Experimental Comparison of Network Intrusion Detection Models Solving Imbalanced Data Problem (데이터의 불균형성을 제거한 네트워크 침입 탐지 모델 비교 분석)

  • Lee, Jong-Hwa;Bang, Jiwon;Kim, Jong-Wouk;Choi, Mi-Jung
    • KNOM Review
    • /
    • v.23 no.2
    • /
    • pp.18-28
    • /
    • 2020
  • With the development of the virtual community, the benefits that IT technology provides to people in fields such as healthcare, industry, communication, and culture are increasing, and the quality of life is also improving. Accordingly, there are various malicious attacks targeting the developed network environment.
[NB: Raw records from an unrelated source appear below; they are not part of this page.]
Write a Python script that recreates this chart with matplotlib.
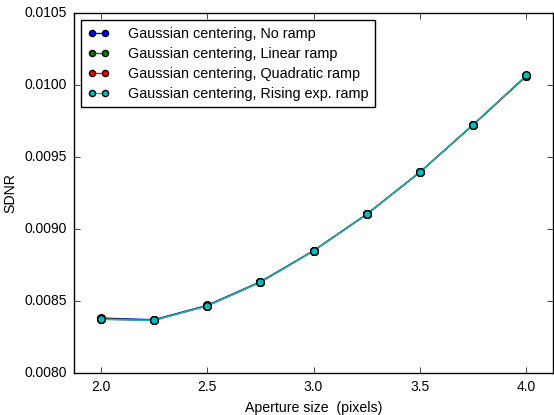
import matplotlib
matplotlib.use("Agg")
import matplotlib.pyplot as plt
import numpy as np

aperture = [2.0, 2.25, 2.5, 2.75, 3.0, 3.25, 3.5, 3.75, 4.0]
no_ramp = [0.008380, 0.008368, 0.008468, 0.008632, 0.008848, 0.009102, 0.009395, 0.009724, 0.010064]
linear_ramp = [0.008375, 0.008366, 0.008466, 0.008630, 0.008847, 0.009101, 0.009394, 0.009723, 0.010063]
quadratic_ramp = [0.008372, 0.008364, 0.008464, 0.008628, 0.008846, 0.009100, 0.009393, 0.009722, 0.010062]
rising_exp_ramp = [0.008371, 0.008363, 0.008464, 0.008628, 0.008846, 0.009100, 0.009394, 0.009724, 0.010068]

labels = ["Gaussian centering, No ramp",
          "Gaussian centering, Linear ramp",
          "Gaussian centering, Quadratic ramp",
          "Gaussian centering, Rising exp. ramp"]
colors = ['b', 'g', 'r', 'c']


def main():
    plt.style.use('classic')
    plt.rcParams['font.family'] = ['Liberation Sans', 'DejaVu Sans']
    plt.rcParams['font.size'] = 10

    fig = plt.figure(figsize=(5.54, 4.15), dpi=100, facecolor='white')
    ax = fig.add_axes([74 / 554, 42.3 / 415, 479 / 554, 359.7 / 415])

    for ys, lab, c in zip([no_ramp, linear_ramp, quadratic_ramp, rising_exp_ramp], labels, colors):
        ax.plot(aperture, ys, '-o', color=c, mfc=c, mec='k', mew=1.0, ms=5.5, lw=1.0, label=lab)

    yt = np.arange(0.0080, 0.01051, 0.0005)
    ax.set_xlim(1.875, 4.125)
    ax.set_ylim(0.0080, 0.0105)
    ax.set_xticks([2.0, 2.5, 3.0, 3.5, 4.0])
    ax.set_yticks(yt)
    ax.set_yticklabels([f"{v:.4f}" for v in yt])
    ax.tick_params(labelsize=10, pad=5)
    ax.set_xlabel('Aperture size  (pixels)', fontsize=10.2)
    ax.set_ylabel('SDNR', fontsize=10.2)
    ax.legend(loc='upper left', numpoints=2, fontsize=10.4, fancybox=False,
              handlelength=1.5, handletextpad=1.3, borderpad=0.45,
              labelspacing=0.42, markerscale=0.8, borderaxespad=0.5)

    fig.savefig('out.png', dpi=100, facecolor='white')
    return 0


if __name__ == '__main__':
    main()
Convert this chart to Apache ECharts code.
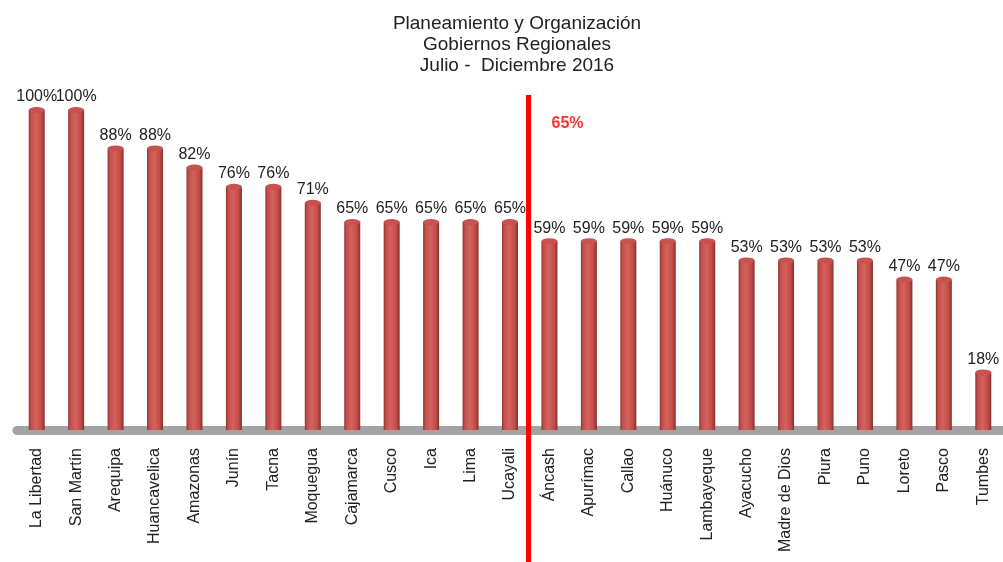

Firewalls and intrusion detection systems exist to detect these attacks in advance, but there is a limit to detecting malicious attacks that are evolving day by day. In order to solve this problem, intrusion detection research using machine learning is being actively conducted, but false positives and false negatives are occurring due to imbalance of the learning dataset. In this paper, a Random Oversampling method is used to solve the unbalance problem of the UNSW-NB15 dataset used for network intrusion detection. And through experiments, we compared and analyzed the accuracy, precision, recall, F1-score, training and prediction time, and hardware resource consumption of the models. Based on this study using the Random Oversampling method, we develop a more efficient network intrusion detection model study using other methods and high-performance models that can solve the unbalanced data problem.